Speaking of the witnesses, the third thing you should bring with you on an impeachment trip is some competent witnesses who have something they like to call “evidence” in the legal profession. None of the witnesses that Schiff has produced saw anything, heard anything, or have any firsthand information about any crimes that were committed by President Trump. They just don’t like him personally and their feelings are hurt because Trump stepped on their delicate toes when it comes to foreign policy.
What a gaggle of nerds these witnesses have been! If I had to pick between them, I’d say Lt. Col. Alexander Vindman is the biggest dork of the bunch so far. (I haven’t checked the witness list for the coming week, so maybe he’ll be topped by one of the upcoming dorks.)
And by the way, it’s LIEUTENANT COLONEL Vindman. Just as Barbara Boxer made a fool of herself years ago by demanding that a witness refer to her as “Senator,” Vindman interrupted Congressman Devin Nunes (R-CA) to insist that he be referred to as LIEUTENANT COLONEL. Any member of the Armed Forces will tell you that requiring a civilian to call you by your military rank is a loser move.
While Vindman has an incredibly high opinion of himself, military members who served with him tell a different story.
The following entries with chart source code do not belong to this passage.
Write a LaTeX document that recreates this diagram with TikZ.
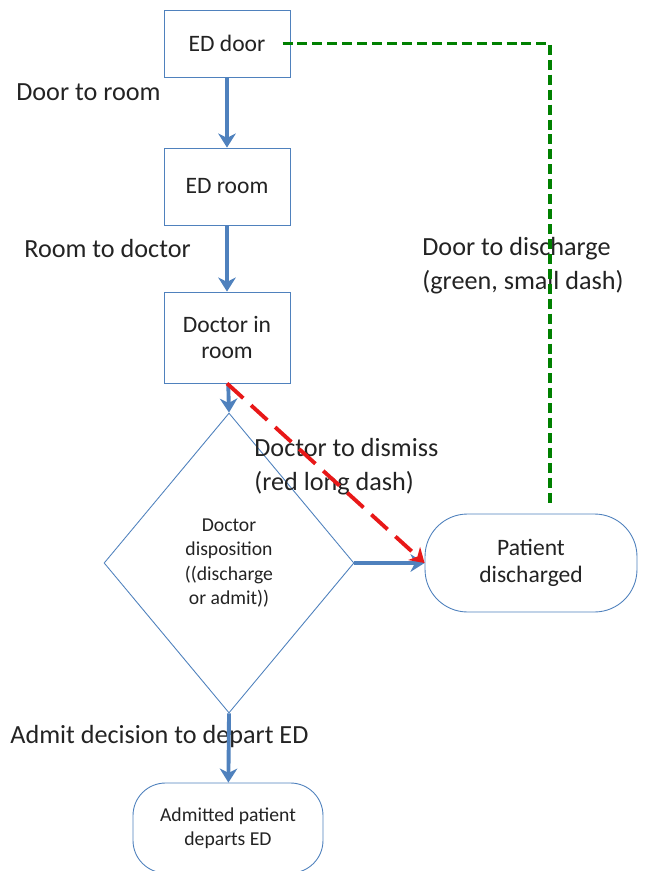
\documentclass[tikz,border=0pt]{standalone}
\usepackage{fontspec}
\setmainfont{Carlito}
\usetikzlibrary{arrows.meta,shapes.geometric}
\definecolor{edblue}{RGB}{79,129,189}
\definecolor{edgreen}{RGB}{0,128,0}
\definecolor{edred}{RGB}{232,24,24}
\definecolor{edtext}{RGB}{35,35,35}
\tikzset{
  stepbox/.style={draw=edblue, line width=0.5pt, fill=white, text=edtext,
    align=center, minimum width=2.52cm, inner sep=0pt,
    font=\fontsize{13.4}{15.3}\selectfont},
  endbox/.style={stepbox, rounded corners=0.85cm},
  flow/.style={edblue, line width=2.2pt, -{Stealth[length=8pt,width=10pt,inset=2.5pt]}},
  lbl/.style={anchor=west, align=left, text=edtext, inner sep=0pt,
    font=\fontsize{14.9}{19.3}\selectfont},
}
\begin{document}
\begin{tikzpicture}[x=0.02cm, y=-0.02cm]
    \useasboundingbox (0,0) rectangle (646,871);
    % Steps
    \node[stepbox, minimum height=1.34cm] (eddoor) at (227,43.5) {ED door};
    \node[stepbox, minimum height=1.54cm] (edroom) at (227,186.5) {ED room};
    \node[stepbox, minimum height=1.82cm] (docroom) at (227,337.5) {Doctor in\\room};
    \node[diamond, draw=edblue, line width=0.5pt, text=edtext, align=center,
      minimum width=5cm, minimum height=6cm, inner sep=0pt,
      font=\fontsize{11.2}{13.9}\selectfont] (dispo) at (229,563)
      {Doctor\\disposition\\((discharge\\or admit))};
    \node[endbox, minimum width=4.24cm, minimum height=1.96cm] (discharged) at (531,563)
      {Patient\\discharged};
    \node[endbox, minimum width=3.8cm, minimum height=1.8cm, rounded corners=0.65cm,
      font=\fontsize{11.2}{13.6}\selectfont] (admitted) at (228,828)
      {Admitted patient\\departs ED};
    %
    % Labels
    \node[lbl] (lroom) at (16,92) {Door to room};
    \node[lbl] (ldoctor) at (24,249) {Room to doctor};
    \node[lbl] (ldisch) at (422,266) {Door to discharge\\(green, small dash)};
    \node[lbl] (ldismiss) at (254,467) {Doctor to dismiss\\(red long dash)};
    \node[lbl] (ladmit) at (10,737) {Admit decision to depart ED};
    %
    % Flow
    \draw[flow] (eddoor) -- (edroom);
    \draw[flow] (edroom) -- (docroom);
    \draw[flow] (docroom) -- (dispo.north);
    \draw[flow] (dispo.east) -- (discharged.west);
    \draw[flow] (dispo.south) -- (admitted);
    %
    \draw[edred, line width=2.2pt, dash pattern=on 12.5pt off 6pt,
      -{Stealth[length=8pt,width=10pt,inset=2.5pt]}] (docroom.south) -- (discharged.west);
    %
    \coordinate (gturn) at (550,43.5);
    \coordinate (gend) at (550,505);
    \draw[edgreen, line width=2pt, dash pattern=on 5.7pt off 2.8pt]
      ([xshift=-4.5pt]eddoor.east) -- (gturn) -- (gend);
\end{tikzpicture}
\end{document}
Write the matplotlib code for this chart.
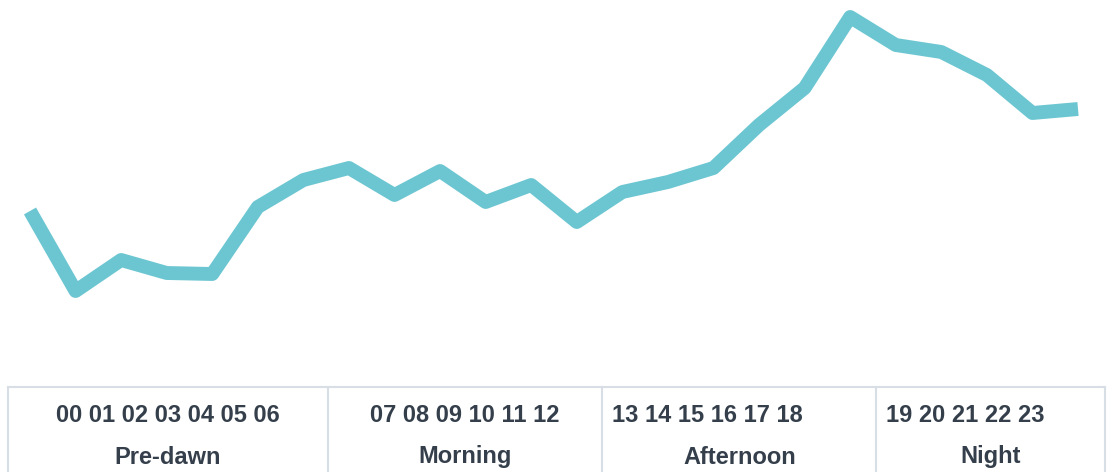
import matplotlib.pyplot as plt

hours = ["00", "01", "02", "03", "04", "05", "06", "07", "08", "09", "10", "11",
         "12", "13", "14", "15", "16", "17", "18", "19", "20", "21", "22", "23"]
values = [89, 9, 40, 27, 26, 93, 120, 132, 105, 129, 98, 115,
          78, 108, 118, 132, 175, 212, 283, 255, 248, 225, 187, 191]

periods = ["Pre-dawn", "Morning", "Afternoon", "Night"]
period_hours = [7, 6, 6, 5]
centered_hours = [True, True, False, False]

W, H = 1119, 472
fig = plt.figure(figsize=(W / 100, H / 100), dpi=100)
plt.rcParams["font.family"] = ["Liberation Sans", "DejaVu Sans"]

# line chart, top part of the figure
ax = fig.add_axes([0, 1 - 380 / H, 1, 380 / H])
ax.plot(range(len(values)), values, color="#6cc6d1", lw=10,
        solid_joinstyle="round", solid_capstyle="butt")
step = (1078 - 30) / (len(values) - 1)
ax.set_xlim(-30 / step, len(values) - 1 + (W - 1078) / step)
ax.set_ylim(-80, 300)
ax.axis("off")

# period table along the bottom
tab = fig.add_axes([0, 0, 1, 1], zorder=-1)
tab.set_xlim(0, W)
tab.set_ylim(H, 0)
tab.axis("off")

left, right, top = 8, 1105, 387
per_hour = (right - left) / len(hours)
border = "#d8dee6"
tab.plot([left, right], [top, top], color=border, lw=1.5)
tab.plot([left, left], [top, H], color=border, lw=1.5)
tab.plot([right, right], [top, H], color=border, lw=1.5)

start = 0
for name, n, centered in zip(periods, period_hours, centered_hours):
    x0 = left + start * per_hour
    x1 = left + (start + n) * per_hour
    if start > 0:
        tab.plot([x0, x0], [top, H], color=border, lw=1.5)
    label = " ".join(hours[start:start + n])
    if centered:
        tab.text((x0 + x1) / 2, 415, label, ha="center", va="center",
                 fontsize=17, fontweight="bold", color="#343f4b")
    else:
        tab.text(x0 + 10, 415, label, ha="left", va="center",
                 fontsize=17, fontweight="bold", color="#343f4b")
    tab.text((x0 + x1) / 2, 457, name, ha="center", va="center",
             fontsize=17, fontweight="bold", color="#343f4b")
    start += n

fig.savefig("out.png", dpi=100)
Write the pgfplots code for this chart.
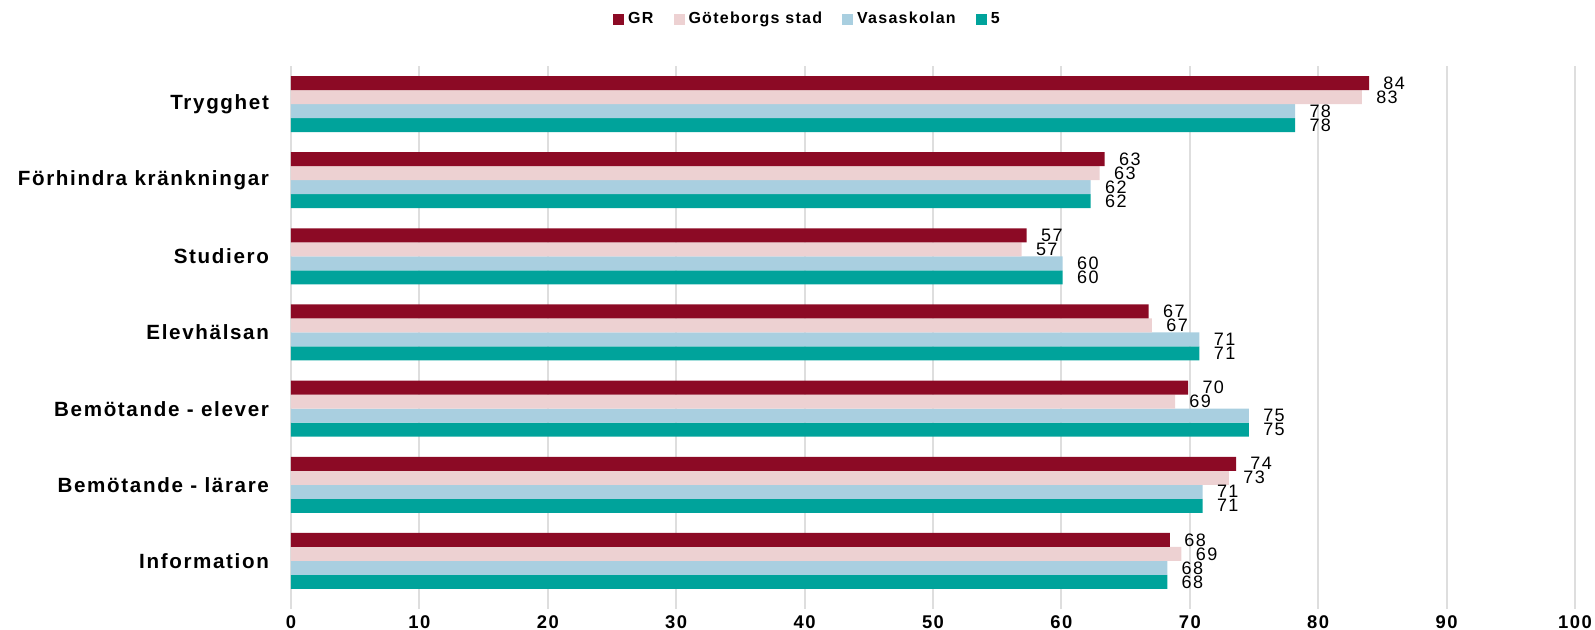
\documentclass[border=0pt]{standalone}
\usepackage{fontspec}
\setmainfont{Liberation Sans}[LetterSpace=8]
\usepackage{pgfplots}
\pgfplotsset{compat=1.18}
\usepackage{pgfplotstable}
\definecolor{cGR}{HTML}{8C0A25}
\definecolor{cGB}{HTML}{EDD1D2}
\definecolor{cVA}{HTML}{A9CFE0}
\definecolor{cFV}{HTML}{00A39B}
\definecolor{cGrid}{HTML}{DEDEDE}

\pgfplotstableread{
x y l
83.96 6 84
63.37 5 63
57.30 4 57
66.80 3 67
69.87 2 70
73.60 1 74
68.45 0 68
}\tGR
\pgfplotstableread{
x y l
83.40 6 83
62.98 5 63
56.90 4 57
67.05 3 67
68.85 2 69
73.05 1 73
69.35 0 69
}\tGB
\pgfplotstableread{
x y l
78.20 6 78
62.28 5 62
60.10 4 60
70.75 3 71
74.60 2 75
71.00 1 71
68.25 0 68
}\tVA
\pgfplotstableread{
x y l
78.20 6 78
62.28 5 62
60.10 4 60
70.75 3 71
74.60 2 75
71.00 1 71
68.25 0 68
}\tFV

\begin{document}
\begin{tikzpicture}
\useasboundingbox (0,0) rectangle (797.5pt,315pt);
\begin{axis}[
  at={(145.5pt,15.5pt)}, anchor=south west,
  scale only axis, width=642pt, height=266.5pt,
  xbar=0pt, bar width=7pt,
  xmin=0, xmax=100, ymin=-0.5, ymax=6.5,
  xtick={0,10,...,100},
  ytick={0,...,6},
  yticklabels={Information, Bemötande - lärare, Bemötande - elever, Elevhälsan, Studiero, Förhindra kränkningar, Trygghet},
  extra y ticks={-0.5,0.5,...,6.5},
  extra y tick labels={},
  extra y tick style={major tick length=3.5pt, tick align=outside, ytick pos=left, tick style={draw=cGrid, line width=1pt}, grid=none},
  ytick style={draw=none},
  xtick pos=lower, ytick pos=left,
  xtick style={draw=cGrid, line width=1pt},
  tick align=outside, major tick length=5pt,
  axis line style={draw=none},
  xmajorgrids, grid style={draw=cGrid, line width=1pt},
  /pgf/number format/assume math mode=true,
  xticklabel style={font=\bfseries\fontsize{9.2}{10}\selectfont},
  yticklabel style={font=\bfseries\fontsize{10.3}{12}\selectfont, xshift=-2.5pt},
  nodes near coords, point meta=explicit symbolic,
  nodes near coords style={anchor=west, inner sep=0pt, xshift=7pt, font=\fontsize{9}{10}\selectfont, text=black},
  reverse legend,
  legend columns=4,
  legend image code/.code={\fill[#1] (0pt,-2.75pt) rectangle (5.5pt,2.75pt);},
  legend style={draw=none, at={(0.403,1.088)}, anchor=center, font=\bfseries\fontsize{8}{9}\selectfont,
    /tikz/every even column/.append style={column sep=8pt}},
]
\addplot[draw=none, fill=cFV] table[x=x, y=y, meta=l] {\tFV};
\addplot[draw=none, fill=cVA] table[x=x, y=y, meta=l] {\tVA};
\addplot[draw=none, fill=cGB] table[x=x, y=y, meta=l] {\tGB};
\addplot[draw=none, fill=cGR] table[x=x, y=y, meta=l] {\tGR};
\legend{5, Vasaskolan, Göteborgs stad, GR}
\end{axis}
\end{tikzpicture}
\end{document}
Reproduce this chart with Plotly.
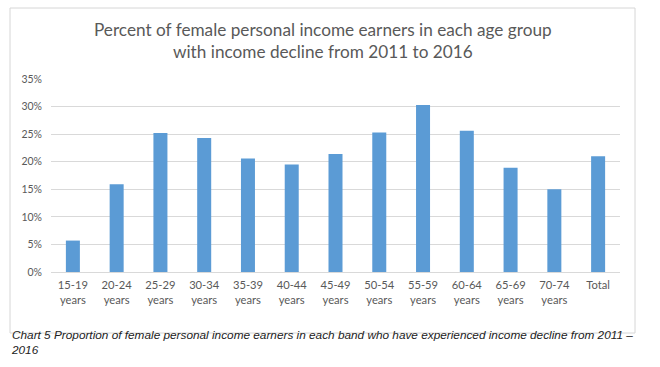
import plotly.graph_objects as go

categories = ["15-19<br>years", "20-24<br>years", "25-29<br>years", "30-34<br>years", "35-39<br>years",
              "40-44<br>years", "45-49<br>years", "50-54<br>years", "55-59<br>years", "60-64<br>years",
              "65-69<br>years", "70-74<br>years", "Total"]
values = [0.057, 0.159, 0.252, 0.243, 0.206, 0.195, 0.214, 0.253, 0.303, 0.256, 0.189, 0.150, 0.210]
tick_vals = [0, 0.05, 0.10, 0.15, 0.20, 0.25, 0.30, 0.35]

W, H = 660, 367
L, R, T, B = 51, 40, 79, 95
PW, PH = W - L - R, H - T - B
Y0 = H - B  # pixel y of 0%

def px_x(x):
    return (x - L) / PW

def px_y(y):
    return (Y0 - y) / PH

fig = go.Figure(go.Bar(x=categories, y=values, marker=dict(color="#5B9BD5", line=dict(width=0)),
                       width=0.32, hoverinfo="skip"))

fig.update_layout(
    width=W, height=H,
    margin=dict(l=L, r=R, t=T, b=B),
    paper_bgcolor="white", plot_bgcolor="white",
    showlegend=False,
    font=dict(family="Lato, Open Sans, sans-serif", color="#595959", size=11),
)
fig.update_yaxes(range=[0, 0.35], tickvals=tick_vals, tickformat=".0%", showgrid=True,
                 gridcolor="#D9D9D9", gridwidth=1, zeroline=False, showline=False,
                 ticks="", tickfont=dict(size=10.5, color="#595959"), ticklabelstandoff=8,
                 automargin=False)
fig.update_xaxes(showgrid=False, showline=True, linecolor="#D9D9D9", ticks="",
                 tickfont=dict(size=11.2, color="#595959"), ticklabelstandoff=3,
                 automargin=False)

# chart border
fig.add_shape(type="rect", xref="paper", yref="paper",
              x0=px_x(10), x1=px_x(635), y0=px_y(333), y1=px_y(8),
              line=dict(color="#D6D6D6", width=1), layer="above")

fig.add_annotation(xref="paper", yref="paper", x=px_x(323), y=px_y(41),
                   text="Percent of female personal income earners in each age group<br>with income decline from 2011 to 2016",
                   showarrow=False, font=dict(size=17.2, color="#595959", family="Lato, Open Sans, sans-serif"),
                   xanchor="center", yanchor="middle", align="center")

fig.add_annotation(xref="paper", yref="paper", x=px_x(9), y=px_y(326),
                   text="<i>Chart 5 Proportion of female personal income earners in each band who have experienced income decline from 2011 –</i><br><i>2016</i>",
                   showarrow=False, font=dict(size=11.8, color="#222222", family="Liberation Sans, Arial, sans-serif"),
                   xanchor="left", yanchor="top", align="left")

fig.write_html("out.html", config={"displayModeBar": False},
               post_script="document.body.style.margin='0';document.body.style.overflow='hidden';")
They say that Vindman has exactly the sort of backbiting, petty personality that an officer who sits in an office in DC and undermines his superiors would have. And he’s been that way for years.
Soldiers who went through Ranger school with Vindman years ago have a different title for him. It’s one of the worst titles that a Ranger trainee can have during the weeks of calorie-deprived training designed to whip them into hardened fighting machines: “Chow Thief.”
So, bring good witnesses on your impeachment trip. Instead of any competent witnesses, all we’ve seen so far is a group a of people who once spent prom night crying into the pages of a Star Trek novel, while occasionally looking into the mirror and telling themselves that they hate everyone at that stupid school anyway.
The fourth and this is really the most important thing that you should pack for an impeachment trip is proof of some sort of crime. Schiff doesn’t have one of those. None of the witnesses have produced one of those. In fact, every witness so far has cracked under questioning from Republicans and admitted that there was no quid pro quo, no extortion, no bribery and no crimes at all. Nor do they have any evidence.
Our revenge against these nerds is going to be incredibly sweet on November 3, 2020.